The silver lining is that, by ruling as it did, the Tenth Circuit has created a circuit split—that is, it has ruled differently on a constitutional matter than did a separate lower court that is responsible for a different part of the country. In a separate case, called Range v. Garland, the Third Circuit determined that, under Bruen, a man who had been convicted of lying on a food-stamp application was not excluded from the Second Amendment because his crime was procedural rather than dangerous.
Often, when the lower courts are divided on a matter of national importance, the Supreme Court steps in to the resolve the dispute. As of yet, however, this has not happened. In 2024, the court took Melynda Vincent’s case, only to send the question back down to the Tenth Circuit for reconsideration in light of its decision in Rahimi.

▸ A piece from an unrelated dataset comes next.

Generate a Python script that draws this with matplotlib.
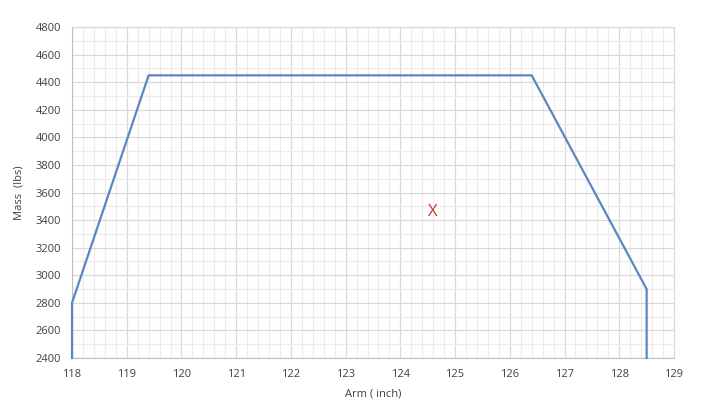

Despite this—and despite the clear line that was drawn between dangerous and non-dangerous individuals in Rahimi—the Tenth Circuit responded by doubling down. As in the case of New York’s carry regulations, this has created an untenable situation in which the Supreme Court has been clear about the meaning of the law, but only some of the country’s courts have been willing to abide by it. Naturally, it cannot be the case that the Second Amendment protects the rights of nonviolent criminals in Pennsylvania (for which the Third Circuit is responsible) but does not do so in Utah (which is covered by the Tenth Circuit). Until the Supreme Court weighs in, however, that will remain the status quo.
All of which is to say that, despite the guarantees of the Second Amendment, protecting the right to keep and bear arms is a never-ending project. Over time, politicians and judges come and go, and, as they do, the fortunes of our basic liberties rise and fall, inevitably reminding us of Benjamin Franklin’s famous observation that the framers of the United States bequeathed us a free republic—if we can keep it.